Qui ne connait pas Alexandre Dumas ? Ses immenses succès que sont Le Comte de Monte-Cristo ou Les Trois Mousquetaires ? Pourtant, peu savent qu’il a commencé sa carrière comme dramaturge, d’ailleurs très populaire à son époque. Ainsi lorsqu’il veut se lancer dans le roman, craignant la critique et le mauvais accueil, il préfère le faire sous un nom d’emprunt, celui du général Paul Dermoncourt, qui fut l’aide de camp de son père, le Général Dumas.

La Vendée et Madame est donc parue en 1833, sous le titre Madame dans la cheminée, l’aventure de la Duchesse de Berry, référence à un des nombreux épisodes rocambolesques contés dans cet ouvrage, puis a été republiée partiellement en 1942, toujours sous le nom du général.
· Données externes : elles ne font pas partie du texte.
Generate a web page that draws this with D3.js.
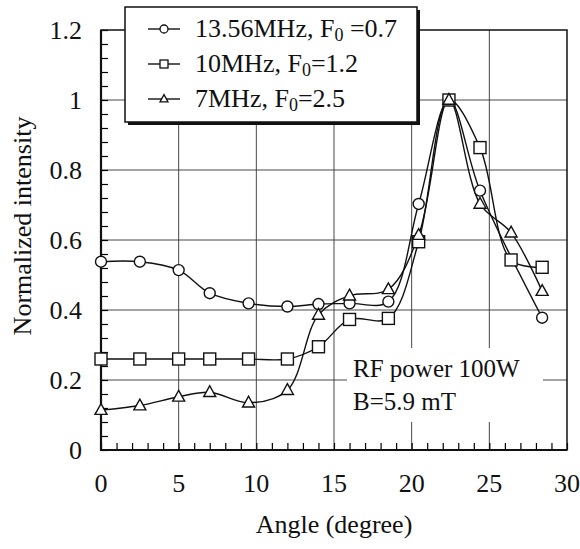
<!DOCTYPE html>
<html>
<head>
<meta charset="utf-8">
<script src="https://cdn.jsdelivr.net/npm/d3@7"></script>
<style>
  body { margin: 0; background: #fff; }
</style>
</head>
<body>
<div id="chart"></div>
<script>
// angles (degree) and normalized intensity for each RF frequency
const angles13 = [0, 2.5, 5, 7, 9.5, 12, 14, 16, 18.5, 20.45, 22.4, 24.4, 28.4];
const vals13   = [0.538, 0.538, 0.514, 0.448, 0.419, 0.41, 0.417, 0.419, 0.424, 0.703, 1.0, 0.741, 0.378];

const angles10 = [0, 2.5, 5, 7, 9.5, 12, 14, 16, 18.5, 20.45, 22.4, 24.4, 26.4, 28.4];
const vals10   = [0.26, 0.26, 0.26, 0.26, 0.26, 0.26, 0.295, 0.373, 0.376, 0.595, 1.0, 0.864, 0.543, 0.522];

const angles7  = [0, 2.5, 5, 7, 9.5, 12, 14, 16, 18.5, 20.45, 22.4, 24.4, 26.4, 28.4];
const vals7    = [0.114, 0.127, 0.152, 0.165, 0.135, 0.171, 0.386, 0.441, 0.459, 0.614, 1.0, 0.703, 0.621, 0.454];

const seriesNames = ["13.56MHz, F", "10MHz, F", "7MHz, F"];
const seriesF0 = [" =0.7", "=1.2", "=2.5"];
const seriesMarkers = ["circle", "square", "triangle"];

const xTicks = [0, 5, 10, 15, 20, 25, 30];
const yTicks = [0, 0.2, 0.4, 0.6, 0.8, 1, 1.2];

const series = [
  { name: seriesNames[0], f0: seriesF0[0], marker: seriesMarkers[0], pts: angles13.map((a, i) => [a, vals13[i]]) },
  { name: seriesNames[1], f0: seriesF0[1], marker: seriesMarkers[1], pts: angles10.map((a, i) => [a, vals10[i]]) },
  { name: seriesNames[2], f0: seriesF0[2], marker: seriesMarkers[2], pts: angles7.map((a, i) => [a, vals7[i]]) }
];

const width = 580, height = 549;
const plotL = 101, plotR = 567, plotT = 30, plotB = 450;

const x = d3.scaleLinear().domain([0, 30]).range([plotL, plotR]);
const y = d3.scaleLinear().domain([0, 1.2]).range([plotB, plotT]);

const svg = d3.select("#chart").append("svg")
  .attr("width", width)
  .attr("height", height);

// every text goes through here so the serif face sticks
function label(parent, txt, size) {
  return parent.append("text")
    .style("font-family", "'Liberation Serif'")
    .attr("font-size", size || 25)
    .attr("fill", "#111")
    .text(txt);
}

// grid
svg.append("g").selectAll("line")
  .data(xTicks.slice(1, -1))
  .enter().append("line")
    .attr("x1", d => x(d)).attr("x2", d => x(d))
    .attr("y1", plotT).attr("y2", plotB)
    .attr("stroke", "#333").attr("stroke-width", 0.9);

svg.append("g").selectAll("line")
  .data(yTicks.slice(1, -1))
  .enter().append("line")
    .attr("x1", plotL).attr("x2", plotR)
    .attr("y1", d => y(d)).attr("y2", d => y(d))
    .attr("stroke", "#333").attr("stroke-width", 0.9);

// minor ticks, inward
svg.append("g")
  .attr("transform", "translate(0," + plotB + ")")
  .call(d3.axisBottom(x).ticks(30).tickSize(-7).tickFormat(""))
  .call(g => g.select(".domain").remove())
  .call(g => g.selectAll("line").attr("stroke-width", 1.2));

svg.append("g")
  .attr("transform", "translate(" + plotL + ",0)")
  .call(d3.axisLeft(y).tickValues(d3.range(0, 1.2001, 0.04)).tickSize(-7).tickFormat(""))
  .call(g => g.select(".domain").remove())
  .call(g => g.selectAll("line").attr("stroke-width", 1.2));

// frame
svg.append("rect")
  .attr("x", plotL).attr("y", plotT)
  .attr("width", plotR - plotL).attr("height", plotB - plotT)
  .attr("fill", "none").attr("stroke", "#111").attr("stroke-width", 1.5);
svg.append("path")
  .attr("d", "M" + plotL + "," + plotT + "V" + plotB + "H" + plotR)
  .attr("fill", "none").attr("stroke", "#111").attr("stroke-width", 2.2);

// tick labels
xTicks.forEach(d => {
  label(svg, d, 26).attr("x", x(d)).attr("y", 492).attr("text-anchor", "middle");
});
yTicks.forEach(d => {
  label(svg, d, 26).attr("x", 82).attr("y", y(d) + 9).attr("text-anchor", "end");
});

// axis titles
label(svg, "Angle (degree)", 26)
  .attr("x", 334).attr("y", 533)
  .attr("text-anchor", "middle");

label(svg, "Normalized intensity", 26)
  .attr("transform", "translate(31,226) rotate(-90)")
  .attr("text-anchor", "middle");

// annotation with white background
svg.append("rect")
  .attr("x", 347).attr("y", 348)
  .attr("width", 196).attr("height", 74)
  .attr("fill", "#fff");
label(svg, "RF power 100W").attr("x", 353).attr("y", 377);
label(svg, "B=5.9 mT").attr("x", 353).attr("y", 410);

// markers
function drawMarker(g, type, cx, cy, s) {
  if (type === "circle") {
    g.append("circle").attr("cx", cx).attr("cy", cy).attr("r", s / 2);
  } else if (type === "square") {
    g.append("rect").attr("x", cx - s / 2).attr("y", cy - s / 2).attr("width", s).attr("height", s);
  } else {
    const h = s * 0.9;
    g.append("path").attr("d",
      "M" + cx + "," + (cy - h * 0.6) +
      "L" + (cx + s / 2) + "," + (cy + h * 0.4) +
      "L" + (cx - s / 2) + "," + (cy + h * 0.4) + "Z");
  }
}

const line = d3.line()
  .x(d => x(d[0]))
  .y(d => y(d[1]))
  .curve(d3.curveCatmullRom.alpha(0.5));

series.forEach(s => {
  svg.append("path")
    .attr("d", line(s.pts))
    .attr("fill", "none")
    .attr("stroke", "#111")
    .attr("stroke-width", 1.4);
});

series.forEach(s => {
  const g = svg.append("g").attr("fill", "#fff").attr("stroke", "#111").attr("stroke-width", 1.4);
  s.pts.forEach(p => drawMarker(g, s.marker, x(p[0]), y(p[1]), s.marker === "circle" ? 11 : 12));
});

// legend
const lx = 125, ly = 7, lw = 292, lh = 115;
svg.append("rect")
  .attr("x", lx + 3).attr("y", ly + 3)
  .attr("width", lw).attr("height", lh)
  .attr("fill", "#111");
svg.append("rect")
  .attr("x", lx).attr("y", ly)
  .attr("width", lw).attr("height", lh)
  .attr("fill", "#fff").attr("stroke", "#111").attr("stroke-width", 1.5);

series.forEach((s, i) => {
  const rowY = 29 + i * 35;
  svg.append("line")
    .attr("x1", 148).attr("x2", 180)
    .attr("y1", rowY).attr("y2", rowY)
    .attr("stroke", "#111").attr("stroke-width", 1.4);
  const g = svg.append("g").attr("fill", "#fff").attr("stroke", "#111").attr("stroke-width", 1.3);
  drawMarker(g, s.marker, 164, rowY, 8);
  const t = label(svg, null, 26).attr("x", 195).attr("y", rowY + 8);
  t.append("tspan").text(s.name);
  t.append("tspan").attr("font-size", 18).attr("dy", 4).text("0");
  t.append("tspan").attr("dy", -4).text(s.f0);
});
</script>
</body>
</html>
Ce n’est que très récemment qu’elle a été officiellement attribuée à Alexandre Dumas. Plutôt qu’un inédit, c’est donc une redécouverte.

Dans cette première œuvre, Alexandre Dumas s’appuie sur des terrains connus : la Vendée, pour laquelle il a toujours eu une certaine affection et dont son père fut Gouverneur, la Monarchie, les souvenirs du général Dermoncourt qui a participé à cette aventure, et qui lui a transmis toute la documentation.

Faisons tout d’abord un petit rappel historique pour situer l’action : la Monarchie disparait avec la décapitation, le 21 janvier 1793, de Louis XVI. En 1815, elle réapparait, grâce à l’élection d’une chambre royaliste qui place Louis XVIII, frère de Louis XVI sur le trône. A son décès, en 1824, Charles X, second frère de Louis XVI, lui succède. Un des fils de Charles X, le Duc de Berry, a été assassiné en 1820. Mais sa femme, Marie-Caroline de Bourbon-Sicile, a déjà mis au monde un petit Henri, Comte de Chambord. En 1830, les événements de Juillet font abdiquer Charles X et son autre fils le Duc d’Angoulême, pour amener Louis-Philippe Duc d’Orléans (descendant du frère de Louis XIV) sur le trône de la Monarchie de Juillet. La Monarchie est donc de retour en France, mais c’est une Monarchie parlementaire.

C’est donc dans ce contexte que Marie-Caroline de Bourbon-Sicile, Duchesse de Berry entre en scène en 1832. Considérant son fils comme l’héritier de droit du trône de France, puisque petit-fils de Charles X, elle va se lancer dans une folle équipée pour lui rendre ce qui, à son sens, lui est dû. Elle débarque donc à Marseille, puis rejoint la Vendée – traditionnellement royaliste – afin d’organiser un soulèvement national, et placer son fils sur le siège royal.

Mais la France a changé depuis 1789. Le Roi est un roi bourgeois, qui se promène partout, portant un chapeau et un parapluie. Le peuple a également changé, il est beaucoup moins disposé à mettre sa vie au service d’un monarque. Les soutiens à sa cause sont donc rares. Commence alors pour cette héroïne digne d’un roman une succession de péripéties : elle erre de château en château, voire de ferme en grange, tentant d’échapper au général Dermoncourt qui la poursuit jusqu’à sa capture à Nantes.

Le génie d’Alexandre Dumas est déjà présent, dans cette première œuvre romanesque, par l’utilisation de la première personne – le narrateur n’est autre que le pseudo auteur le général Dermoncourt – qui permet au lecteur de suivre l’action de l’intérieur et par les prémices déjà fort aboutis de son style et de ses techniques narratives, qui rendent son œuvre si palpitante et attachante. Devancière d’héroïnes et d’aventurières modernes, la Duchesse de Berry allie audace, témérité et ténacité. Tout le talent de l’auteur est mis à profit dans ce récit d’une femme hors du commun, qui a voulu forcer le destin.